■ MATERIAL PROVIDED:
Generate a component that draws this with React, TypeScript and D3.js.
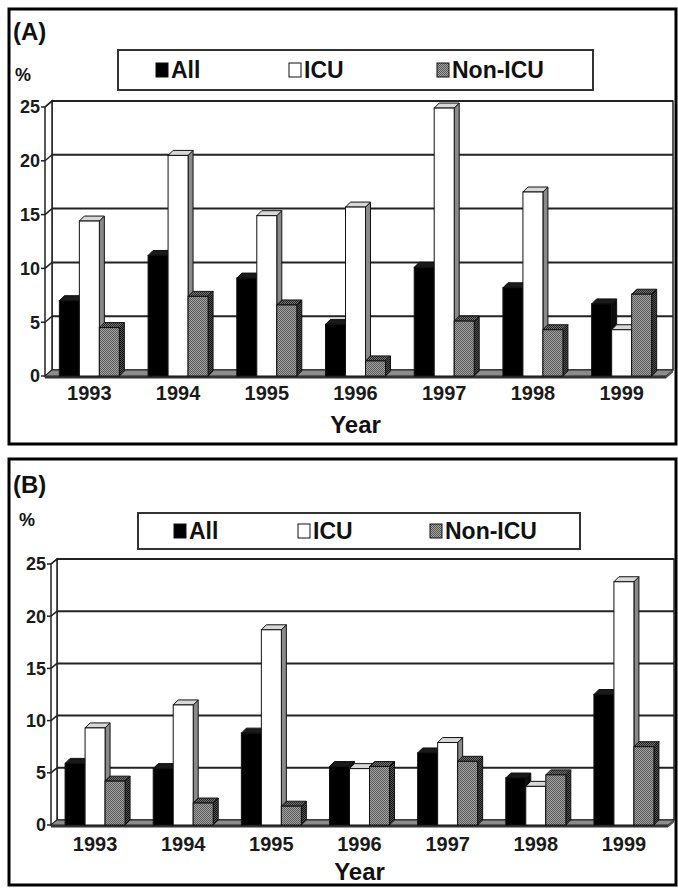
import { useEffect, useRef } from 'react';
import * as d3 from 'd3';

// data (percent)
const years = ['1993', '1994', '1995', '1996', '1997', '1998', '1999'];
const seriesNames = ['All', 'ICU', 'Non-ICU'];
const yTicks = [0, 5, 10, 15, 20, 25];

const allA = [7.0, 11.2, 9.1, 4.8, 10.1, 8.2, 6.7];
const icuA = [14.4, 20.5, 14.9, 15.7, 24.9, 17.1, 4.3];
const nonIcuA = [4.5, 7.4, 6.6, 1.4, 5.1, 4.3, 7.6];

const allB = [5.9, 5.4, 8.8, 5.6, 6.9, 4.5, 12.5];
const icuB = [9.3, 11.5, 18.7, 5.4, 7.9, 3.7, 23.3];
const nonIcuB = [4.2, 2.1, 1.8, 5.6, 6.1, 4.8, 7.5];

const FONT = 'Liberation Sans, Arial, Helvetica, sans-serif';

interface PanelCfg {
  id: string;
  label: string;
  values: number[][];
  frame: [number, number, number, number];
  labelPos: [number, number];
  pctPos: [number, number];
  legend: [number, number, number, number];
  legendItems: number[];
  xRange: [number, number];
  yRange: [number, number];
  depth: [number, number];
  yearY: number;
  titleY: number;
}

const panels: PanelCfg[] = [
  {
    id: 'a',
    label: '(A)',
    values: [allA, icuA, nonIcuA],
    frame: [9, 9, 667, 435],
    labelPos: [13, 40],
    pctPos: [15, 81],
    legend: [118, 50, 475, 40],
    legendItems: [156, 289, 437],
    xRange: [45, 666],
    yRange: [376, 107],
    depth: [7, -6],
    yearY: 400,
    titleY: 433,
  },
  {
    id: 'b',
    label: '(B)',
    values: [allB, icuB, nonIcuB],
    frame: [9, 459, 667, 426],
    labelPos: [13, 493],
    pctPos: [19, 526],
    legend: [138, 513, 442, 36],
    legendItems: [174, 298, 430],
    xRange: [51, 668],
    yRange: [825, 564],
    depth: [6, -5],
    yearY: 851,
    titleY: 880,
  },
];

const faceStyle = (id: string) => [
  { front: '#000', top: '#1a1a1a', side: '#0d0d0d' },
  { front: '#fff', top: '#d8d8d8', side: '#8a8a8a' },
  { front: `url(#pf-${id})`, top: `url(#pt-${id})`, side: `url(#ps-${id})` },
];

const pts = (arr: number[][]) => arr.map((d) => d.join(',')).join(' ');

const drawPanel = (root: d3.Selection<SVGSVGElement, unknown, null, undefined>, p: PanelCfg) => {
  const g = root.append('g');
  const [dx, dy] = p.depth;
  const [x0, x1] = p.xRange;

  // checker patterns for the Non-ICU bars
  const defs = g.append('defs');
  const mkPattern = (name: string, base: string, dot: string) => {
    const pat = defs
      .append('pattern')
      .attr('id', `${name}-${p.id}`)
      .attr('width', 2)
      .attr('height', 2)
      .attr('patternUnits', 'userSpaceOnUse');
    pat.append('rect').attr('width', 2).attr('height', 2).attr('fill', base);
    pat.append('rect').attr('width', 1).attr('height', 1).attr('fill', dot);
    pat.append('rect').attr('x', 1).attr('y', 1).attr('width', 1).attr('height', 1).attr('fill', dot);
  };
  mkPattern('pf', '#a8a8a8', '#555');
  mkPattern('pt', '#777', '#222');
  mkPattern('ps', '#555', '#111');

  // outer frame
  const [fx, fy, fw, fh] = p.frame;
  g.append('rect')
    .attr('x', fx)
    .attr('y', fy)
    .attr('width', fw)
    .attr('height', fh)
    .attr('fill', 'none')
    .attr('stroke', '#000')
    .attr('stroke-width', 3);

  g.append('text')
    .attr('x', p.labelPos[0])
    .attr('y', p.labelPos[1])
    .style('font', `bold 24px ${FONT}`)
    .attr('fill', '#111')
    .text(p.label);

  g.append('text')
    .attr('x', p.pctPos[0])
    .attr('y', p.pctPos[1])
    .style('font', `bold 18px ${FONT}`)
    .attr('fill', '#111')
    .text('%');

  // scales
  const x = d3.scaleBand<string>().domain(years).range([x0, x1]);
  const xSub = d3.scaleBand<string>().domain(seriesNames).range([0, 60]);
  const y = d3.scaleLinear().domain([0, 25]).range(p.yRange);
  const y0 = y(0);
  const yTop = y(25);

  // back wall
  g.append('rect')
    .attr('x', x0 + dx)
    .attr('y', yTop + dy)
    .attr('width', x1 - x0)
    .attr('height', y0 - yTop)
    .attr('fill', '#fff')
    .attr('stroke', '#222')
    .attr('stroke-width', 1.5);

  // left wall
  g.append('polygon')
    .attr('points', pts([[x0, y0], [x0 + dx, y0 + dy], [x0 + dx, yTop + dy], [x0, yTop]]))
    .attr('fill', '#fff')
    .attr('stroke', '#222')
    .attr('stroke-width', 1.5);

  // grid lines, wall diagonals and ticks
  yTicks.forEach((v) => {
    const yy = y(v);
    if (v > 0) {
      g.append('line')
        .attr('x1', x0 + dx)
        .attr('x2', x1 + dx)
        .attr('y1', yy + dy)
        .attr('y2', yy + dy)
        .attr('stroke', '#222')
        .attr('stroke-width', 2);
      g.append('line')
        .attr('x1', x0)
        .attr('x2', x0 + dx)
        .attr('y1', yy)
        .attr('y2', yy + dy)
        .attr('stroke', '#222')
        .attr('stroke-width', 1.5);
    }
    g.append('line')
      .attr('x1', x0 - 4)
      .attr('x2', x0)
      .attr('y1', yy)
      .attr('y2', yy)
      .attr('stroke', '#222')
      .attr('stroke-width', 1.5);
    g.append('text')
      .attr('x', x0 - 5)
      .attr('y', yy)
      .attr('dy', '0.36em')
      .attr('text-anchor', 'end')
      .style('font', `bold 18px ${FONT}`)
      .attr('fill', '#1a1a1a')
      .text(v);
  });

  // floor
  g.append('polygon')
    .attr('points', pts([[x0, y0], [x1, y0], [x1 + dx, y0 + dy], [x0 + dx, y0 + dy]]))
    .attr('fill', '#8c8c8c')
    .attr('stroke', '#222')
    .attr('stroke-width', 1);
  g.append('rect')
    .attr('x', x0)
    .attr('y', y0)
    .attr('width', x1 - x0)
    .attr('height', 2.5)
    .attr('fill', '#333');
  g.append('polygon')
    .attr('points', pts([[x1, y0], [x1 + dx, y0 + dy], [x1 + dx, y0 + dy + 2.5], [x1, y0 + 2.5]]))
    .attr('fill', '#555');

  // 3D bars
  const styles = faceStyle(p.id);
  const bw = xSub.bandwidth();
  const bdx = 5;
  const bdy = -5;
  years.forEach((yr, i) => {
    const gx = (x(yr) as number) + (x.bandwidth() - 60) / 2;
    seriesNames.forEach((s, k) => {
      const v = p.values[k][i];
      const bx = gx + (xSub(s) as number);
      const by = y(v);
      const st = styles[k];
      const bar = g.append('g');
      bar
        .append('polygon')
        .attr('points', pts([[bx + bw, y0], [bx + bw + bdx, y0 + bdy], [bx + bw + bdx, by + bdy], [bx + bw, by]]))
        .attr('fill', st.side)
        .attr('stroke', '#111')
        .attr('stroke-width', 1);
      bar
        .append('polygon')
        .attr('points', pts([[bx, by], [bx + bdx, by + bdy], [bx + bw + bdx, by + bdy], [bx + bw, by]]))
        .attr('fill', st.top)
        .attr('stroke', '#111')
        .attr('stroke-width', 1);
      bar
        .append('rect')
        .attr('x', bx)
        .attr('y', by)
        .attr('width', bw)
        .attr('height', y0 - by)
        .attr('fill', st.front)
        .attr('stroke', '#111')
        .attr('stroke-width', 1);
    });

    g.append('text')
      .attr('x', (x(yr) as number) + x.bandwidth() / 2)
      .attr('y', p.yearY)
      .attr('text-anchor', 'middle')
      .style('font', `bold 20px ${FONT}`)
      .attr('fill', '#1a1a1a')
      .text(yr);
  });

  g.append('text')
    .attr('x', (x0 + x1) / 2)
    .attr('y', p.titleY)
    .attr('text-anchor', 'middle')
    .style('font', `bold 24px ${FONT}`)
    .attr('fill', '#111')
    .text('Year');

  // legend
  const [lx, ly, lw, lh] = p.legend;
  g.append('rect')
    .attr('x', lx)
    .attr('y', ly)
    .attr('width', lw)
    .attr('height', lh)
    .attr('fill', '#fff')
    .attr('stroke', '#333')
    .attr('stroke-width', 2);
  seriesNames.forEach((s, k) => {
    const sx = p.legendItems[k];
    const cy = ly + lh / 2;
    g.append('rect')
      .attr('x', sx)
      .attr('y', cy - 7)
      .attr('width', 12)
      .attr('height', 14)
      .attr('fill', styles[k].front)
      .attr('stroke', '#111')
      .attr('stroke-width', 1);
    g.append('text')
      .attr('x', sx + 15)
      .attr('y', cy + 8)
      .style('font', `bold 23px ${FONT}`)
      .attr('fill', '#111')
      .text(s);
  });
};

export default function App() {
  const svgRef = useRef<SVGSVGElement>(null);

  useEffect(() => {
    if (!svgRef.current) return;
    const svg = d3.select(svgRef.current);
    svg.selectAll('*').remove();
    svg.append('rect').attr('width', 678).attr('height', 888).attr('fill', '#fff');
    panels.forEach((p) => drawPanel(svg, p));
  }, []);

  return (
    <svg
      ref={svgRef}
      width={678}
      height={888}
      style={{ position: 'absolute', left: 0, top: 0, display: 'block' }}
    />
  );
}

■ WHAT IS EXPECTED: Write out nothing but the lines from the start of the data through the line with "const [x0, x1] = p.xRange;". Leave out the pictures.

■ SOLVED PROBLEM:
Generate a component that draws this with React, TypeScript and D3.js.
import { useEffect, useRef } from 'react';
import * as d3 from 'd3';

// data (percent)
const years = ['1993', '1994', '1995', '1996', '1997', '1998', '1999'];
const seriesNames = ['All', 'ICU', 'Non-ICU'];
const yTicks = [0, 5, 10, 15, 20, 25];

const allA = [7.0, 11.2, 9.1, 4.8, 10.1, 8.2, 6.7];
const icuA = [14.4, 20.5, 14.9, 15.7, 24.9, 17.1, 4.3];
const nonIcuA = [4.5, 7.4, 6.6, 1.4, 5.1, 4.3, 7.6];

const allB = [5.9, 5.4, 8.8, 5.6, 6.9, 4.5, 12.5];
const icuB = [9.3, 11.5, 18.7, 5.4, 7.9, 3.7, 23.3];
const nonIcuB = [4.2, 2.1, 1.8, 5.6, 6.1, 4.8, 7.5];

const FONT = 'Liberation Sans, Arial, Helvetica, sans-serif';

interface PanelCfg {
  id: string;
  label: string;
  values: number[][];
  frame: [number, number, number, number];
  labelPos: [number, number];
  pctPos: [number, number];
  legend: [number, number, number, number];
  legendItems: number[];
  xRange: [number, number];
  yRange: [number, number];
  depth: [number, number];
  yearY: number;
  titleY: number;
}

const panels: PanelCfg[] = [
  {
    id: 'a',
    label: '(A)',
    values: [allA, icuA, nonIcuA],
    frame: [9, 9, 667, 435],
    labelPos: [13, 40],
    pctPos: [15, 81],
    legend: [118, 50, 475, 40],
    legendItems: [156, 289, 437],
    xRange: [45, 666],
    yRange: [376, 107],
    depth: [7, -6],
    yearY: 400,
    titleY: 433,
  },
  {
    id: 'b',
    label: '(B)',
    values: [allB, icuB, nonIcuB],
    frame: [9, 459, 667, 426],
    labelPos: [13, 493],
    pctPos: [19, 526],
    legend: [138, 513, 442, 36],
    legendItems: [174, 298, 430],
    xRange: [51, 668],
    yRange: [825, 564],
    depth: [6, -5],
    yearY: 851,
    titleY: 880,
  },
];

const faceStyle = (id: string) => [
  { front: '#000', top: '#1a1a1a', side: '#0d0d0d' },
  { front: '#fff', top: '#d8d8d8', side: '#8a8a8a' },
  { front: `url(#pf-${id})`, top: `url(#pt-${id})`, side: `url(#ps-${id})` },
];

const pts = (arr: number[][]) => arr.map((d) => d.join(',')).join(' ');

const drawPanel = (root: d3.Selection<SVGSVGElement, unknown, null, undefined>, p: PanelCfg) => {
  const g = root.append('g');
  const [dx, dy] = p.depth;
  const [x0, x1] = p.xRange;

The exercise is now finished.